— What the exercise asks —
Line by line, repeat the data below exactly, beginning at the first line and ending at the line with "(0,0) rectangle (685,634);". Omit pictures.
++++++++++
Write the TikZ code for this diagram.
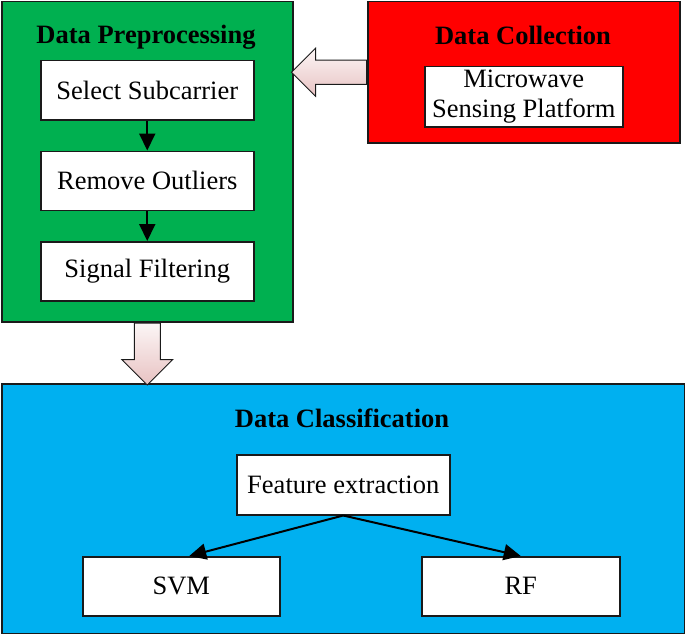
\documentclass[tikz,border=0pt]{standalone}
\usepackage{fontspec}
\setmainfont{Liberation Serif}
\usetikzlibrary{positioning,shapes.arrows,arrows.meta}

\definecolor{prepgreen}{HTML}{00B050}
\definecolor{collred}{HTML}{FF0000}
\definecolor{classblue}{HTML}{00B0F0}
\definecolor{arrowpink}{HTML}{E8C2C2}
\definecolor{edgegray}{HTML}{1A1A1A}

\begin{document}
\begin{tikzpicture}[
  x=1pt, y=-1pt,
  font=\fontsize{26.5}{30}\selectfont,
  panel/.style={draw=edgegray, rectangle, line width=1.5pt, anchor=north west, inner sep=0pt, fill=#1},
  box/.style={draw=edgegray, rectangle, line width=1.5pt, fill=white, anchor=north west, inner sep=0pt,
    minimum width=213pt, minimum height=59pt, align=center},
  title/.style={font=\fontsize{26.5}{30}\selectfont\bfseries},
  bigarrow/.style={draw=edgegray, line width=1pt, single arrow, anchor=tail, top color=white!85!arrowpink,
    bottom color=arrowpink},
  link/.style={->, line width=2pt},
  >={Triangle[length=17pt,width=16pt]}
]
\useasboundingbox (0,0) rectangle (685,634);

% Data preprocessing block
\node[panel=prepgreen, minimum width=291pt, minimum height=320pt] (prep) at (1,1) {};
\node[title] (preptitle) at (146,37) {Data Preprocessing};
\node[box] (sel) at (40,60) {Select Subcarrier};
\node[box, below=30pt of sel] (rem) {Remove Outliers};
\node[box, below=30pt of rem] (filt) {Signal Filtering};

% Data collection block
\node[panel=collred, minimum width=312pt, minimum height=141pt] (coll) at (367,1) {};
\node[title] (colltitle) at (523,35) {Data Collection};
\node[box, minimum width=198pt, minimum height=60pt] (mwsp) at (424,66) {Microwave\\Sensing Platform};

% Data classification block
\node[panel=classblue, minimum width=683pt, minimum height=250pt] (class) at (1,383) {};
\node[title] (classtitle) at (342,418) {Data Classification};
\node[box, minimum height=60pt] (fe) at (236,454) {Feature extraction};
\node[box, minimum width=197pt] (svm) at (82,556) {SVM};
\node[box, minimum width=198pt] (rf) at (421,556) {RF};

% Block arrows between stages
\node[bigarrow, shape border rotate=180, inner sep=11.5pt, single arrow head extend=12pt,
  minimum width=47pt, minimum height=75pt] (collarr) at (coll.west) {};
\node[bigarrow, shape border rotate=270, inner sep=12.5pt, single arrow head extend=12.5pt,
  minimum width=50pt, minimum height=62pt] (preparr) at (prep.south) {};

% Arrows inside the blocks
\draw[link] (sel) -- (rem);
\draw[link] (rem) -- (filt);
\draw[link] (fe.south) -- ([xshift=8pt]svm.north);
\draw[link] (fe.south) -- (rf.north);

\end{tikzpicture}
\end{document}
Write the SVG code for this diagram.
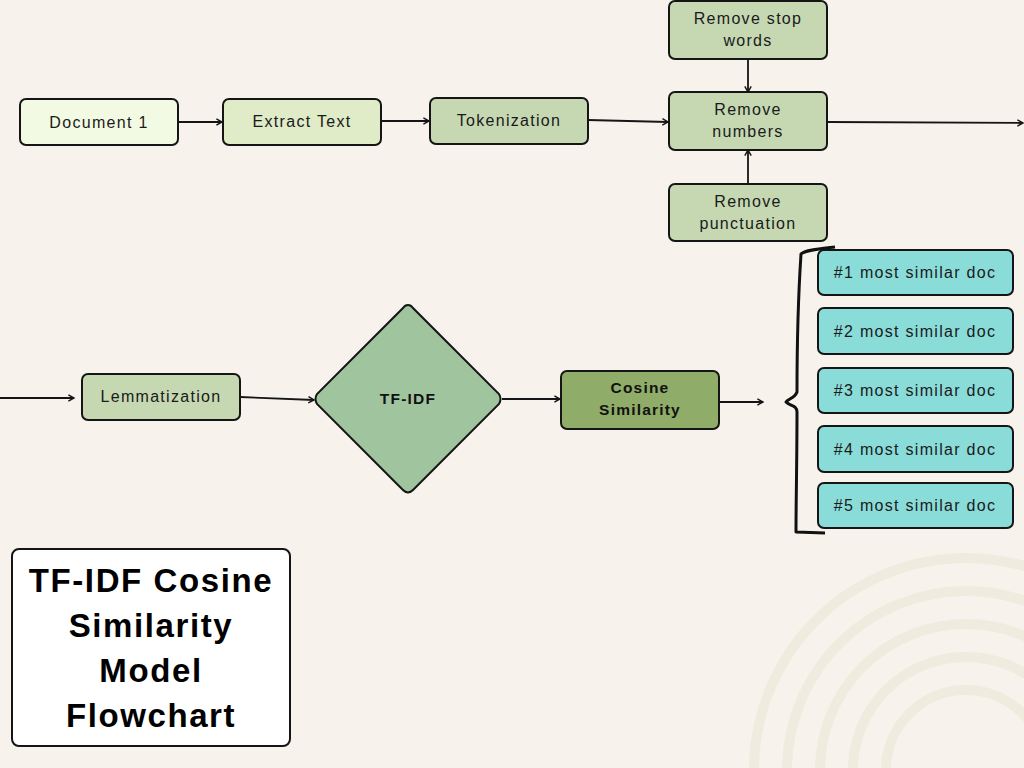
<svg xmlns="http://www.w3.org/2000/svg" width="1024" height="768" viewBox="0 0 1024 768">
<defs>
<style>
.bx{stroke:#151515;stroke-width:2;}
.t{font-family:"Liberation Sans",Arial,sans-serif;font-size:16px;fill:#1a1a1a;text-anchor:middle;letter-spacing:1.3px;}
.tb{font-family:"Liberation Sans",Arial,sans-serif;font-size:15.5px;font-weight:bold;fill:#111;text-anchor:middle;letter-spacing:1.2px;}
.title{font-family:"Liberation Sans",Arial,sans-serif;font-size:33px;font-weight:bold;fill:#000;text-anchor:middle;letter-spacing:1.6px;}
.c{fill:none;stroke:#151515;stroke-width:1.8;}
.arc{fill:none;stroke:#eeebdf;stroke-width:10;}
</style>
<marker id="ah" viewBox="0 0 10 10" refX="9" refY="5" markerWidth="8" markerHeight="8" orient="auto" markerUnits="userSpaceOnUse">
<path d="M2,1 L9,5 L2,9" fill="none" stroke="#151515" stroke-width="1.8"/>
</marker>
</defs>
<rect width="1024" height="768" fill="#f7f3ec"/>
<g id="decor">
<circle class="arc" cx="966" cy="770" r="212"/>
<circle class="arc" cx="966" cy="770" r="179"/>
<circle class="arc" cx="966" cy="770" r="146"/>
<circle class="arc" cx="966" cy="770" r="113"/>
<circle class="arc" cx="966" cy="770" r="80"/>
</g>
<g id="connectors">
<line class="c" x1="178" y1="122" x2="222" y2="122" marker-end="url(#ah)"/>
<line class="c" x1="381" y1="121" x2="429" y2="121" marker-end="url(#ah)"/>
<line class="c" x1="588" y1="120" x2="668" y2="122" marker-end="url(#ah)"/>
<line class="c" x1="748" y1="59" x2="748" y2="92" marker-end="url(#ah)"/>
<line class="c" x1="748" y1="184" x2="748" y2="150" marker-end="url(#ah)"/>
<line class="c" x1="828" y1="122" x2="1023" y2="123" marker-end="url(#ah)"/>
<line class="c" x1="0" y1="398" x2="74" y2="398" marker-end="url(#ah)"/>
<line class="c" x1="240" y1="397" x2="314" y2="400" marker-end="url(#ah)"/>
<line class="c" x1="502" y1="399" x2="560" y2="399" marker-end="url(#ah)"/>
<line class="c" x1="719" y1="402" x2="763" y2="402" marker-end="url(#ah)"/>
<path d="M835,247 C818,249 806,250 801,254 C798,300 797,350 797,392 C795,398 788,399 786,402 C790,406 797,405 797,412 C797,460 796,500 796,532 L825,533" fill="none" stroke="#111" stroke-width="3" stroke-linejoin="round"/>
</g>
<g id="doc1"><rect class="bx" x="20" y="99" width="158" height="46" rx="6" fill="#f3fae3"/><text class="t" x="99" y="128">Document 1</text></g>
<g id="extract"><rect class="bx" x="223" y="99" width="158" height="46" rx="6" fill="#e0ebc8"/><text class="t" x="302" y="127">Extract Text</text></g>
<g id="token"><rect class="bx" x="430" y="98" width="158" height="46" rx="6" fill="#c5d8b2"/><text class="t" x="509" y="126">Tokenization</text></g>
<g id="stopwords"><rect class="bx" x="669" y="1" width="158" height="58" rx="6" fill="#c5d8b2"/><text class="t" x="748" y="24">Remove stop</text><text class="t" x="748" y="46">words</text></g>
<g id="numbers"><rect class="bx" x="669" y="92" width="158" height="58" rx="6" fill="#c5d8b2"/><text class="t" x="748" y="115">Remove</text><text class="t" x="748" y="137">numbers</text></g>
<g id="punct"><rect class="bx" x="669" y="184" width="158" height="57" rx="6" fill="#c5d8b2"/><text class="t" x="748" y="207">Remove</text><text class="t" x="748" y="229">punctuation</text></g>
<g id="lemma"><rect class="bx" x="82" y="374" width="158" height="46" rx="6" fill="#c5d8b2"/><text class="t" x="161" y="402">Lemmatization</text></g>
<g id="tfidf"><path class="bx" d="M408,305 Q411,305 413,308 L499,394 Q502,399 499,404 L413,490 Q408,495 403,490 L317,404 Q314,399 317,394 L403,308 Q405,305 408,305 Z" fill="#a0c49e"/><text class="tb" x="408" y="404">TF-IDF</text></g>
<g id="cosine"><rect class="bx" x="561" y="371" width="158" height="58" rx="6" fill="#8fac68"/><text class="tb" x="640" y="393">Cosine</text><text class="tb" x="640" y="415">Similarity</text></g>
<g id="doc_1"><rect class="bx" x="818" y="250" width="195" height="45" rx="6" fill="#8adcd9"/><text class="t" x="915" y="278">#1 most similar doc</text></g>
<g id="doc_2"><rect class="bx" x="818" y="308" width="195" height="46" rx="6" fill="#8adcd9"/><text class="t" x="915" y="337">#2 most similar doc</text></g>
<g id="doc_3"><rect class="bx" x="818" y="368" width="195" height="45" rx="6" fill="#8adcd9"/><text class="t" x="915" y="396">#3 most similar doc</text></g>
<g id="doc_4"><rect class="bx" x="818" y="426" width="195" height="46" rx="6" fill="#8adcd9"/><text class="t" x="915" y="455">#4 most similar doc</text></g>
<g id="doc_5"><rect class="bx" x="818" y="483" width="195" height="45" rx="6" fill="#8adcd9"/><text class="t" x="915" y="511">#5 most similar doc</text></g>
<g id="title"><rect x="12" y="549" width="278" height="197" rx="7" fill="#ffffff" stroke="#151515" stroke-width="2"/>
<text class="title" x="151" y="592">TF-IDF Cosine</text>
<text class="title" x="151" y="637">Similarity</text>
<text class="title" x="151" y="682">Model</text>
<text class="title" x="151" y="727">Flowchart</text></g>
</svg>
++++++++++
— Complete answer —
Write the TikZ code for this diagram.
\documentclass[tikz,border=0pt]{standalone}
\usepackage{fontspec}
\setmainfont{Liberation Serif}
\usetikzlibrary{positioning,shapes.arrows,arrows.meta}

\definecolor{prepgreen}{HTML}{00B050}
\definecolor{collred}{HTML}{FF0000}
\definecolor{classblue}{HTML}{00B0F0}
\definecolor{arrowpink}{HTML}{E8C2C2}
\definecolor{edgegray}{HTML}{1A1A1A}

\begin{document}
\begin{tikzpicture}[
  x=1pt, y=-1pt,
  font=\fontsize{26.5}{30}\selectfont,
  panel/.style={draw=edgegray, rectangle, line width=1.5pt, anchor=north west, inner sep=0pt, fill=#1},
  box/.style={draw=edgegray, rectangle, line width=1.5pt, fill=white, anchor=north west, inner sep=0pt,
    minimum width=213pt, minimum height=59pt, align=center},
  title/.style={font=\fontsize{26.5}{30}\selectfont\bfseries},
  bigarrow/.style={draw=edgegray, line width=1pt, single arrow, anchor=tail, top color=white!85!arrowpink,
    bottom color=arrowpink},
  link/.style={->, line width=2pt},
  >={Triangle[length=17pt,width=16pt]}
]
\useasboundingbox (0,0) rectangle (685,634);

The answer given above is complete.